About the Otterbien site, I was assigned to correct the misinformation that is currently on the site and add more detail. Since my superior has seen how easily misinformation can be presented as legitimate, such as the year we were established, our endowment and several other pieces of information, she would like to pursue removing Otterbein from Wikipedia altogether. Can you tell us where we can get information on how to do so, please? In addition, we would like to know if you can tell us who posted our copywrighted logo on Wikipedia without the College's consent (which comes through the Office of Marketing and Communications, 614-823-1600).


Welll. wowsa.

Ok- first of, I'll remove the logo. If you want to know who added it, I reccomend clicking on the history tab.

I am glad you are here. We need your help in correcting misinformation. I have started the process by adding the "[citation needed]" tab in the two places I think you are saying have inaccuracies. That means someone has to provide a source for it, or those statements will be removed.

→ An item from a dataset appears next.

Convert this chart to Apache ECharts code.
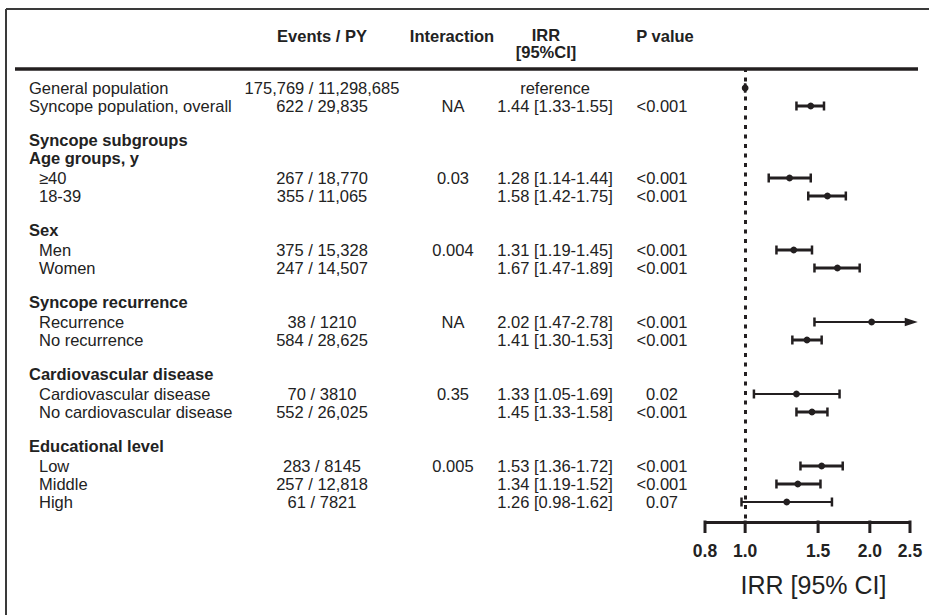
<!DOCTYPE html>
<html>
<head>
<meta charset="utf-8">
<script src="https://cdn.jsdelivr.net/npm/echarts@6/dist/echarts.min.js"></script>
<style>html,body{margin:0;padding:0;background:#fff}#chart{width:929px;height:615px}</style>
</head>
<body>
<div id="chart"></div>
<script>
// ---------------- data ----------------
const rowLabels = [
  'General population', 'Syncope population, overall',
  'Syncope subgroups', 'Age groups, y', '\u226540', '18-39',
  'Sex', 'Men', 'Women',
  'Syncope recurrence', 'Recurrence', 'No recurrence',
  'Cardiovascular disease', 'Cardiovascular disease', 'No cardiovascular disease',
  'Educational level', 'Low', 'Middle', 'High'
];
const rowKinds = [
  'main', 'main',
  'head', 'head', 'sub', 'sub',
  'head', 'sub', 'sub',
  'head', 'sub', 'sub',
  'head', 'sub', 'sub',
  'head', 'sub', 'sub', 'sub'
];
const eventsPY = [
  '175,769 / 11,298,685', '622 / 29,835',
  '', '', '267 / 18,770', '355 / 11,065',
  '', '375 / 15,328', '247 / 14,507',
  '', '38 / 1210', '584 / 28,625',
  '', '70 / 3810', '552 / 26,025',
  '', '283 / 8145', '257 / 12,818', '61 / 7821'
];
const interaction = [
  '', 'NA',
  '', '', '0.03', '',
  '', '0.004', '',
  '', 'NA', '',
  '', '0.35', '',
  '', '0.005', '', ''
];
const irr     = [1.00, 1.44, null, null, 1.28, 1.58, null, 1.31, 1.67, null, 2.02, 1.41, null, 1.33, 1.45, null, 1.53, 1.34, 1.26];
const ciLower = [1.00, 1.33, null, null, 1.14, 1.42, null, 1.19, 1.47, null, 1.47, 1.30, null, 1.05, 1.33, null, 1.36, 1.19, 0.98];
const ciUpper = [1.00, 1.55, null, null, 1.44, 1.75, null, 1.45, 1.89, null, 2.78, 1.53, null, 1.69, 1.58, null, 1.72, 1.52, 1.62];
const isReferenceRow = [true, false, false, false, false, false, false, false, false, false, false, false, false, false, false, false, false, false, false];
const pValues = [
  '', '<0.001',
  '', '', '<0.001', '<0.001',
  '', '<0.001', '<0.001',
  '', '<0.001', '<0.001',
  '', '0.02', '<0.001',
  '', '<0.001', '<0.001', '0.07'
];
const tickValues = [0.8, 1.0, 1.5, 2.0, 2.5];
const columnHeaders = ['Events / PY', 'Interaction', 'IRR', '[95%CI]', 'P value'];
const axisTitle = 'IRR [95% CI]';
const axisMin = 0.8, axisMax = 2.5, arrowLimit = 2.61;

// ---------------- layout ----------------
const FONT = '"Liberation Sans", Arial, Helvetica, sans-serif';
const INK = '#231f20';
const TXT = '#222';
const FS = 16.5;
const PITCH = 18.0, firstRowY = 88, plotTop = 68, plotBottom = 522;

// line number of each row (a blank line before each new group)
const rowLine = [];
(function () {
  let line = 0;
  rowKinds.forEach((k, i) => {
    if (i > 0 && k === 'head' && rowKinds[i - 1] !== 'head') line += 1;
    rowLine.push(line);
    line += 1;
  });
})();

const fmt2 = v => v.toFixed(2);
const irrText = irr.map((v, i) => v == null ? '' :
  (isReferenceRow[i] ? 'reference' : fmt2(v) + ' [' + fmt2(ciLower[i]) + '-' + fmt2(ciUpper[i]) + ']'));

function txt(text, x, y, align, bold, size) {
  return {
    type: 'text',
    style: {
      text: text, x: x, y: y,
      align: align, verticalAlign: 'middle',
      textAlign: align, textVerticalAlign: 'middle',
      font: (bold ? 'bold ' : '') + (size || FS) + 'px ' + FONT,
      fill: TXT
    }
  };
}

const chart = echarts.init(document.getElementById('chart'), null, { renderer: 'svg' });

const ciData = [];
irr.forEach((v, i) => { if (v != null) ciData.push([v, rowLine[i], ciLower[i], ciUpper[i], i]); });

const textData = rowLabels.map((_, i) => [1, rowLine[i], i]);
const tickData = tickValues.map(v => [v, 0]);

const option = {
  animation: false,
  backgroundColor: '#fff',
  grid: { left: 705, right: 929 - 910, top: plotTop, bottom: 615 - plotBottom, containLabel: false },
  xAxis: {
    type: 'log', logBase: 10, min: axisMin, max: axisMax,
    axisLine: { show: true, onZero: false, lineStyle: { color: INK, width: 3, cap: 'butt' } },
    axisTick: { show: false },
    axisLabel: { show: false },
    splitLine: { show: false },
    name: axisTitle, nameLocation: 'middle', nameGap: 50,
    nameTextStyle: { fontFamily: FONT, fontSize: 25, color: TXT, padding: [0, 0, 0, 12] }
  },
  yAxis: {
    type: 'value', inverse: true, show: false,
    min: -(firstRowY - plotTop) / PITCH,
    max: (plotBottom - firstRowY) / PITCH
  },
  graphic: [
    { type: 'line', silent: true, shape: { x1: 6, y1: 9, x2: 929, y2: 9 }, style: { stroke: '#3a3a3a', lineWidth: 2 } },
    { type: 'line', silent: true, shape: { x1: 6, y1: 9, x2: 6, y2: 615 }, style: { stroke: '#3a3a3a', lineWidth: 2 } },
    { type: 'line', silent: true, shape: { x1: 15, y1: 69, x2: 918, y2: 69 }, style: { stroke: INK, lineWidth: 3.5 } },
    Object.assign(txt(columnHeaders[0], 322, 36, 'center', true), { silent: true }),
    Object.assign(txt(columnHeaders[1], 452, 36, 'center', true), { silent: true }),
    Object.assign(txt(columnHeaders[2], 546, 35, 'center', true), { silent: true }),
    Object.assign(txt(columnHeaders[3], 546, 52, 'center', true), { silent: true }),
    Object.assign(txt(columnHeaders[4], 665, 36, 'center', true), { silent: true })
  ],
  series: [
    {
      type: 'custom', name: 'IRR', coordinateSystem: 'cartesian2d', clip: false,
      data: ciData,
      renderItem: function (params, api) {
        const y = api.coord([1, api.value(1)])[1];
        const lo = api.value(2), hi = api.value(3), est = api.value(0);
        const xL = api.coord([lo, api.value(1)])[0];
        const xC = api.coord([est, api.value(1)])[0];
        const arrow = hi > axisMax;
        const xR = api.coord([arrow ? arrowLimit : hi, api.value(1)])[0];
        const wide = Math.log10(hi / lo) > 0.2;
        const lw = wide ? 2 : 3;
        const ch = [];
        ch.push({ type: 'line', shape: { x1: xL, y1: y, x2: arrow ? xR - 12 : xR, y2: y }, style: { stroke: INK, lineWidth: lw } });
        ch.push({ type: 'line', shape: { x1: xL, y1: y - 4.5, x2: xL, y2: y + 4.5 }, style: { stroke: INK, lineWidth: 2.5 } });
        if (arrow) {
          ch.push({ type: 'polygon', shape: { points: [[xR, y], [xR - 13, y - 4.3], [xR - 13, y + 4.3]] }, style: { fill: INK } });
        } else {
          ch.push({ type: 'line', shape: { x1: xR, y1: y - 4.5, x2: xR, y2: y + 4.5 }, style: { stroke: INK, lineWidth: 2.5 } });
        }
        ch.push({ type: 'circle', shape: { cx: xC, cy: y, r: 3.4 }, style: { fill: INK } });
        return { type: 'group', children: ch };
      },
      markLine: {
        silent: true, symbol: 'none', animation: false,
        label: { show: false },
        lineStyle: { color: INK, width: 3, type: [4, 5.5], cap: 'butt' },
        data: [{ xAxis: 1 }]
      },
      z: 3
    },
    {
      type: 'custom', name: 'table', coordinateSystem: 'cartesian2d', clip: false, silent: true,
      data: textData,
      renderItem: function (params, api) {
        const i = api.value(2);
        const y = api.coord([1, api.value(1)])[1];
        const kind = rowKinds[i];
        const ch = [];
        ch.push(txt(rowLabels[i], kind === 'sub' ? 39 : 29, kind === 'head' ? y - 2 : y, 'left', kind === 'head'));
        if (eventsPY[i]) ch.push(txt(eventsPY[i], 322, y, 'center', false));
        if (interaction[i]) ch.push(txt(interaction[i], 453, y, 'center', false));
        if (irrText[i]) ch.push(txt(irrText[i], 555, y, 'center', false));
        if (pValues[i]) ch.push(txt(pValues[i], 662, y, 'center', false));
        return { type: 'group', children: ch };
      }
    },
    {
      type: 'custom', name: 'ticks', coordinateSystem: 'cartesian2d', clip: false, silent: true,
      data: tickData,
      renderItem: function (params, api) {
        const x = api.coord([api.value(0), 0])[0];
        const yb = params.coordSys.y + params.coordSys.height;
        return {
          type: 'group',
          children: [
            { type: 'line', shape: { x1: x, y1: yb - 1.5, x2: x, y2: yb + 11 }, style: { stroke: INK, lineWidth: 3 } },
            txt(api.value(0).toFixed(1), x, yb + 29, 'center', true, 17.5)
          ]
        };
      }
    }
  ]
};
chart.setOption(option);
</script>
</body>
</html>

You are welcome to try and have it removed. We're kind of protective of our articles here- and "Someone not liking it" has, never to my knowledge, been used as a reason to get things removed! I don't think it will be easy though. My reccomendation is to try and get all the innacuracies cleared up. Even if the article was slanderous- I don't think you could get the whole article removed, just the slanderous statements.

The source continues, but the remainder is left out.